В-третьих, европейской дипломатии пришлось признать, что попытки добиться хотя бы показной демонстрации солидарности всего региона с одним из партнеров бесперспективны. Перед встречей Брюссель избрал тактику пряника. Он несколько месяцев обхаживал Минск, рассуждая о «прагматизме» и забыв о наличии в стране политических заключенных. В декларацию саммита была внесена умопомрачительная по своей неконкретности формула «действия против Украины и события в Грузии, начиная с2014 г.» Но Белоруссия и Армения все равно отказались осудить аннексию Крыма.
Означает ли все это, что правы те, кто говорит, что «Восточное партнерство» исчерпало себя? Если речь идет о рамочном формате, призванном постричь всех под одну гребенку и продемонстрировать активность, не решая проблем, то скорее да.

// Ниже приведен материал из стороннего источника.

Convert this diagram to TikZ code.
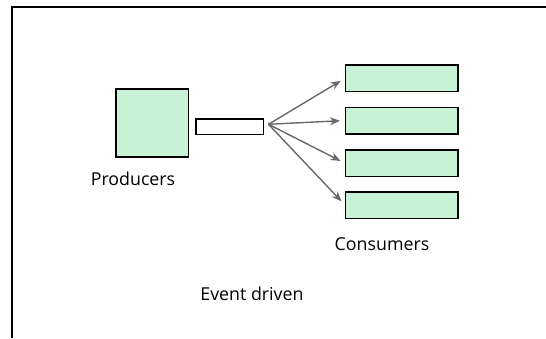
\documentclass[tikz,border=0pt]{standalone}
\usepackage{fontspec}
\setmainfont{Open Sans}
\usetikzlibrary{arrows.meta}
\definecolor{boxgreen}{RGB}{200,242,214}
\definecolor{arrowgray}{RGB}{105,105,105}
\tikzset{
  greenbox/.style={draw=black, line width=1.5pt, fill=boxgreen, inner sep=0pt},
  flow/.style={draw=arrowgray, line width=1.4pt, -{Stealth[length=10pt,width=8pt]}, shorten >=5pt},
  caption/.style={font=\fontsize{17.8}{19}\selectfont, inner sep=0pt, anchor=base}
}
\begin{document}
\begin{tikzpicture}[x=1pt,y=-1pt]
    \useasboundingbox (0,0) rectangle (546,338);
    \draw[line width=2pt] (11.8,338) -- (11.8,7) -- (546,7);
    \node[greenbox, minimum width=72.5pt, minimum height=68pt] (producer) at (152,123) {};
    \node[caption] (producerlabel) at (133,185) {Producers};
    \node[draw, line width=1.5pt, fill=white, inner sep=0pt, minimum width=67.5pt, minimum height=15.2pt] (queue) at (229.5,126.7) {};
    \coordinate (fan) at (268.5,124.3);
    \foreach \i/\y in {1/78.3, 2/120.5, 3/163.2, 4/205}
        \node[greenbox, minimum width=112.2pt, minimum height=26.5pt] (consumer\i) at (401.8,\y) {};
    \foreach \i in {1,...,4}
        \draw[flow] (fan) -- (consumer\i.west);
    \node[caption] (consumerlabel) at (382,250) {Consumers};
    \node[caption] (eventlabel) at (252,300) {Event driven};
\end{tikzpicture}
\end{document}
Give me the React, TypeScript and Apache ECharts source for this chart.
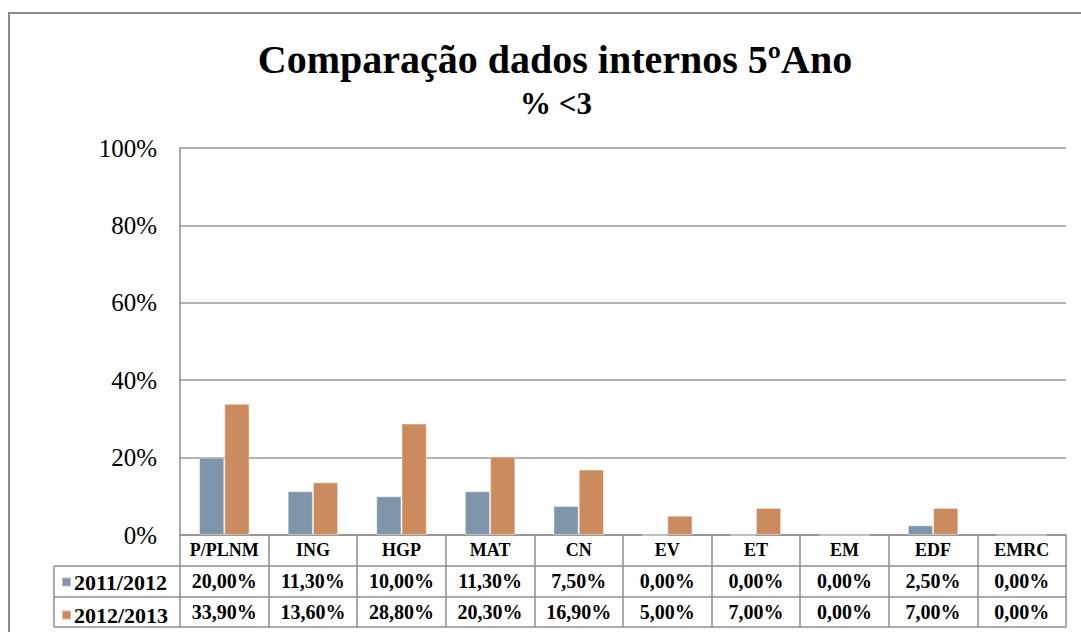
import React, { useEffect, useRef } from "react";
import * as echarts from "echarts";

const categories = ["P/PLNM", "ING", "HGP", "MAT", "CN", "EV", "ET", "EM", "EDF", "EMRC"];
const seriesNames = ["2011/2012", "2012/2013"];
const values2011 = [20.0, 11.3, 10.0, 11.3, 7.5, 0.0, 0.0, 0.0, 2.5, 0.0];
const values2012 = [33.9, 13.6, 28.8, 20.3, 16.9, 5.0, 7.0, 0.0, 7.0, 0.0];
const yTicks = [0, 20, 40, 60, 80, 100];
const colors = ["#7f95aa", "#cc8b5e"];

const FONT = "Liberation Serif";
const LINE = "#8c8c8c";

const fmt = (v: number) => v.toFixed(2).replace(".", ",") + "%";

export default function App() {
  const ref = useRef<HTMLDivElement>(null);
  useEffect(() => {
    if (!ref.current) return;
    const chart = echarts.init(ref.current, undefined, { renderer: "svg" });
    const gridLeft = 180;
    const gridRight = 1066;
    const gridTop = 148;
    const gridBottom = 535;
    const rowH = 31;
    const legendLeft = 54;

    const baseXAxis = {
      type: "category" as const,
      data: categories,
      position: "bottom" as const,
      boundaryGap: true,
      axisTick: { show: false },
      splitLine: { show: false },
      axisLine: { show: true, lineStyle: { color: LINE, width: 1.5 } },
    };

    const valueLabel = {
      interval: 0,
      margin: 15,
      verticalAlign: "middle",
      fontFamily: FONT,
      fontWeight: "bold",
      fontSize: 20,
      color: "#000",
    };

    const option: any = {
      animation: false,
      backgroundColor: "#ffffff",
      title: [
        {
          text: "Comparação dados internos 5ºAno",
          left: 550,
          top: 34,
          textAlign: "center",
          textStyle: { fontFamily: FONT, fontWeight: "bold", fontSize: 40, color: "#000", lineHeight: 40 },
        },
        {
          text: "% <3",
          left: 551,
          top: 83,
          textAlign: "center",
          textStyle: { fontFamily: FONT, fontWeight: "bold", fontSize: 31, color: "#000", lineHeight: 31 },
        },
      ],
      legend: {
        orient: "vertical",
        left: 61,
        top: 571,
        height: 60,
        padding: 0,
        itemWidth: 9,
        itemHeight: 9,
        itemGap: 11,
        icon: "rect",
        data: seriesNames,
        textStyle: { fontFamily: FONT, fontWeight: "bold", fontSize: 22, color: "#000", lineHeight: 20, padding: [0, 0, 0, -2] },
        selectedMode: false,
      },
      grid: {
        left: gridLeft,
        right: 1081 - gridRight,
        top: gridTop,
        bottom: 632 - gridBottom,
        containLabel: false,
      },
      xAxis: [
        {
          ...baseXAxis,
          axisTick: {
            show: true,
            interval: 0,
            alignWithLabel: false,
            length: rowH * 3 - 1,
            lineStyle: { color: LINE, width: 1.5 },
          },
          axisLabel: { ...valueLabel, fontSize: 18 },
        },
        {
          ...baseXAxis,
          offset: rowH,
          axisLabel: { ...valueLabel, formatter: (_v: string, i: number) => fmt(values2011[i]) },
        },
        {
          ...baseXAxis,
          offset: rowH * 2,
          axisLabel: { ...valueLabel, formatter: (_v: string, i: number) => fmt(values2012[i]) },
        },
        {
          ...baseXAxis,
          offset: rowH * 3 - 1,
          axisLabel: { show: false },
        },
      ],
      yAxis: {
        type: "value",
        min: 0,
        max: 100,
        interval: 20,
        axisLine: { show: true, lineStyle: { color: LINE, width: 1.5 } },
        axisTick: { show: false },
        splitLine: { show: true, lineStyle: { color: "#9a9a9a", width: 1.5 } },
        axisLabel: {
          margin: 23,
          fontFamily: FONT,
          fontWeight: "normal",
          fontSize: 25,
          color: "#000",
          formatter: (v: number) => (yTicks.includes(v) ? v + "%" : ""),
        },
      },
      series: [
        {
          name: seriesNames[0],
          type: "bar",
          xAxisIndex: 0,
          data: values2011,
          barGap: "0%",
          barCategoryGap: "43%",
          itemStyle: { color: colors[0], borderColor: "rgba(255,255,255,0.45)", borderWidth: 1 },
        },
        {
          name: seriesNames[1],
          type: "bar",
          xAxisIndex: 0,
          data: values2012,
          barGap: "0%",
          barCategoryGap: "43%",
          itemStyle: { color: colors[1], borderColor: "rgba(255,255,255,0.45)", borderWidth: 1 },
        },
      ],
      graphic: [
        {
          type: "rect",
          shape: { x: 9, y: 13, width: 1200, height: 800 },
          style: { fill: "none", stroke: "#8c8c8c", lineWidth: 2 },
          silent: true,
        },
        {
          type: "line",
          shape: { x1: legendLeft, y1: gridBottom + rowH, x2: gridLeft, y2: gridBottom + rowH },
          style: { stroke: LINE, lineWidth: 1.5 },
        },
        {
          type: "line",
          shape: { x1: legendLeft, y1: gridBottom + rowH * 2, x2: gridLeft, y2: gridBottom + rowH * 2 },
          style: { stroke: LINE, lineWidth: 1.5 },
        },
        {
          type: "line",
          shape: { x1: legendLeft, y1: gridBottom + rowH * 3 - 1, x2: gridLeft, y2: gridBottom + rowH * 3 - 1 },
          style: { stroke: LINE, lineWidth: 1.5 },
        },
        {
          type: "line",
          shape: { x1: legendLeft, y1: gridBottom + rowH, x2: legendLeft, y2: gridBottom + rowH * 3 - 1 },
          style: { stroke: LINE, lineWidth: 1.5 },
        },
      ],
    };
    chart.setOption(option);
    return () => chart.dispose();
  }, []);
  return (
    <div
      ref={ref}
      style={{ position: "fixed", left: 0, top: 0, width: 1081, height: 632, background: "#fff" }}
    />
  );
}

Однако дело в том, что риски, на которые эта инициатива должна была ответить с момента ее запуска в Праге в мае2009 г., только выросли, и выросли многократно.

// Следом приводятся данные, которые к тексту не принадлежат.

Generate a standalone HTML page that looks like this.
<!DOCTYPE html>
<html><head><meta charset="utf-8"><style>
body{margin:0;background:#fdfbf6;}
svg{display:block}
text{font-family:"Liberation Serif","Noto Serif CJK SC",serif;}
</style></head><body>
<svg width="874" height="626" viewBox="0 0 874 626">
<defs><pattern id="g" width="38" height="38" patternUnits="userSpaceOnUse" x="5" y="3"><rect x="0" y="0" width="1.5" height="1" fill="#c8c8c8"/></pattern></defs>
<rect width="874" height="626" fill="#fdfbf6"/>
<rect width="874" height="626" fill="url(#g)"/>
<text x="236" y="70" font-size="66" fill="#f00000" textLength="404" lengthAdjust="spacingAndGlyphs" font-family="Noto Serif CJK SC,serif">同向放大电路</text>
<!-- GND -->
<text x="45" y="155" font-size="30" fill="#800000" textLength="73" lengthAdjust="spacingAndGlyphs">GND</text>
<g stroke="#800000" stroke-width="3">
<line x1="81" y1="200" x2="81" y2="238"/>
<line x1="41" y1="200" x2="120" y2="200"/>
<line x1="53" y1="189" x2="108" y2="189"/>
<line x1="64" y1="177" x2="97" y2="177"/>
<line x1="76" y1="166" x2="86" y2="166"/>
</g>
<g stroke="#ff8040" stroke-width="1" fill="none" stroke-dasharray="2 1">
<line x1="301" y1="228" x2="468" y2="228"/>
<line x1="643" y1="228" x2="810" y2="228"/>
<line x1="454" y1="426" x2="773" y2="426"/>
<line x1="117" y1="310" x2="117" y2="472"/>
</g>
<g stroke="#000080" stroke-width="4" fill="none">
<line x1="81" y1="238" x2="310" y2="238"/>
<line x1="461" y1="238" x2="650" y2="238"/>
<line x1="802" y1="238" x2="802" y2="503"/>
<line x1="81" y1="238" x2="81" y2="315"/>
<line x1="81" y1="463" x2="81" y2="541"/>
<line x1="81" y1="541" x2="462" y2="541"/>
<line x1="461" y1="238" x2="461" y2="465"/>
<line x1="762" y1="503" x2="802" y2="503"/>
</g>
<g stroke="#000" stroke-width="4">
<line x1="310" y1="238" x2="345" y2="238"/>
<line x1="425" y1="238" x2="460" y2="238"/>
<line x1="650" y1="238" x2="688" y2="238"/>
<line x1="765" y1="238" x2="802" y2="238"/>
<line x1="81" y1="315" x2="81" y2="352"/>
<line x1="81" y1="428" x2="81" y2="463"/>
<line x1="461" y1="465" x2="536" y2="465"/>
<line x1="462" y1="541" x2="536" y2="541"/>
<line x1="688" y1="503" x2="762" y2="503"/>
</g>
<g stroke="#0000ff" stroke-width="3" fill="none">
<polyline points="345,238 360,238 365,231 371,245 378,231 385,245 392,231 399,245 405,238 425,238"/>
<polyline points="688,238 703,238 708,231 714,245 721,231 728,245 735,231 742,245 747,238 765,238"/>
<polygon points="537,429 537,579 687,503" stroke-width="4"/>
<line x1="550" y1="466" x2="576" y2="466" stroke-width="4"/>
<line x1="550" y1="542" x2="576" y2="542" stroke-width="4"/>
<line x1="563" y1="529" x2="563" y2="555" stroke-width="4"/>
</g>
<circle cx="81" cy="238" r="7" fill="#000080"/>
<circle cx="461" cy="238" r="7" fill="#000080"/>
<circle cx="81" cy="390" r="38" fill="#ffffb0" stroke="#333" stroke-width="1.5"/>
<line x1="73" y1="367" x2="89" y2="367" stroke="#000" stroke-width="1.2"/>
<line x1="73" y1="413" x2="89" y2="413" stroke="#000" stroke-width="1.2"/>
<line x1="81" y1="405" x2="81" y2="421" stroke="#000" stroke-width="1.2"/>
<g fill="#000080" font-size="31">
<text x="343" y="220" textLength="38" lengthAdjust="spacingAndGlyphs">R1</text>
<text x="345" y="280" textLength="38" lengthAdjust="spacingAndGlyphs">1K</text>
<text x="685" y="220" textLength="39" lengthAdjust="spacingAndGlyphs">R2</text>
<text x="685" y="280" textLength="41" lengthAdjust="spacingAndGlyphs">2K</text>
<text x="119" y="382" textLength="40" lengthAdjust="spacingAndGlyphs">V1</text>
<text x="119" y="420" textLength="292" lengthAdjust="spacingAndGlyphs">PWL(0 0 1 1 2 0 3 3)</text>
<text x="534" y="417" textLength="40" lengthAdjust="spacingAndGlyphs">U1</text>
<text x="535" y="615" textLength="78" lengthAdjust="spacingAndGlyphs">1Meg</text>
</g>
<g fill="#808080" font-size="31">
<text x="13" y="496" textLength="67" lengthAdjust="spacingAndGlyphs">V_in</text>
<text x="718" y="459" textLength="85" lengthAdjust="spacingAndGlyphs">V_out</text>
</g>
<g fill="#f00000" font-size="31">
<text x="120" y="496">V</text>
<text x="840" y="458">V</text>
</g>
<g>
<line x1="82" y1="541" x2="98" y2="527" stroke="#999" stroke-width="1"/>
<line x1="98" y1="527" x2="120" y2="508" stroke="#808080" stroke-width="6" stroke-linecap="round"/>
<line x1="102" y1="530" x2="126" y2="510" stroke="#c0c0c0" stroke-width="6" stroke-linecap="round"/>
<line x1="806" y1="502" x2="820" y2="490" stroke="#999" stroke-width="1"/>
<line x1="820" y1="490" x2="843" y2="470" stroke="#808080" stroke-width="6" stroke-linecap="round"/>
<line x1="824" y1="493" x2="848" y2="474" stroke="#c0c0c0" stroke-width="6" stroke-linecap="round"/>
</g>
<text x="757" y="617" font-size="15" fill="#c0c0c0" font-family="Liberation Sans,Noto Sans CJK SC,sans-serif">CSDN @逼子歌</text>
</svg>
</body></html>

Прежде всего, совершенно по-другому сегодня воспринимается в ЕС региональная роль России и будущее двусторонних отношений. Хотя «Восточное партнерство» и было задумано как реакция на российско-грузинский конфликт2008 г., но к весне2009 г. в Брюсселе договорились считать его досадным недоразумением, а берлинские фантазеры уже работали над «партнерством во имя модернизации России». Сегодня же в регионе общего соседства разворачивается неприкрытое геополитическое соперничество. И то, что европейские лидеры никак не могут признать это публично, ничего не меняет, поскольку так ставит вопрос сама Россия.
Иным стало и восприятие рисков, связанных с провалом реформ или ослаблением государственных институтов у стран-соседей. Если продолжать мириться с коррупцией, неэффективностью управления и недостаточным уровнем экономического развития, то регион – вне зависимости от геополитических факторов – будет все больше превращаться в источник вызовов безопасности.
Поэтому отступить, отгородиться, уйти из региона и тем более договориться с Россией о некоей новой «Ялте» ЕС просто не может. Наоборот, он по факту усиливает степень своей вовлеченности. В том же Вильнюсе Брюссель говорил, что способен предоставить Украине примерно 600 миллионов евро и не более, а в Риге ЕС уже без всякой помпы, дежурно, выдал ей кредит в 1,8 млрд., и это в дополнение к почти такой же сумме, выделенной в предыдущем году. При этом ЕС создает и механизмы контроля над расходованием средств, что опять-таки свидетельствует не о желании откупиться и успокоить совесть, но добиться результатов.
Таким образом, возникает определенный парадокс: реальная степень участия ЕС в делах Украины уже превышает ту, что задумывалась при запуске «Восточного партнерства». Поэтому вполне возможно, что российский МИД выражает обеспокоенность совсем не зря. Потому что на смену аморфному и вялому «партнерству» может прийти новая восточная политика ЕС, нацеленная на более энергичную поддержку преобразований в тех странах, которые к этому готовы, и видящая в конфликтных отношениях с Москвой грустную, но пока неизбежную реальность.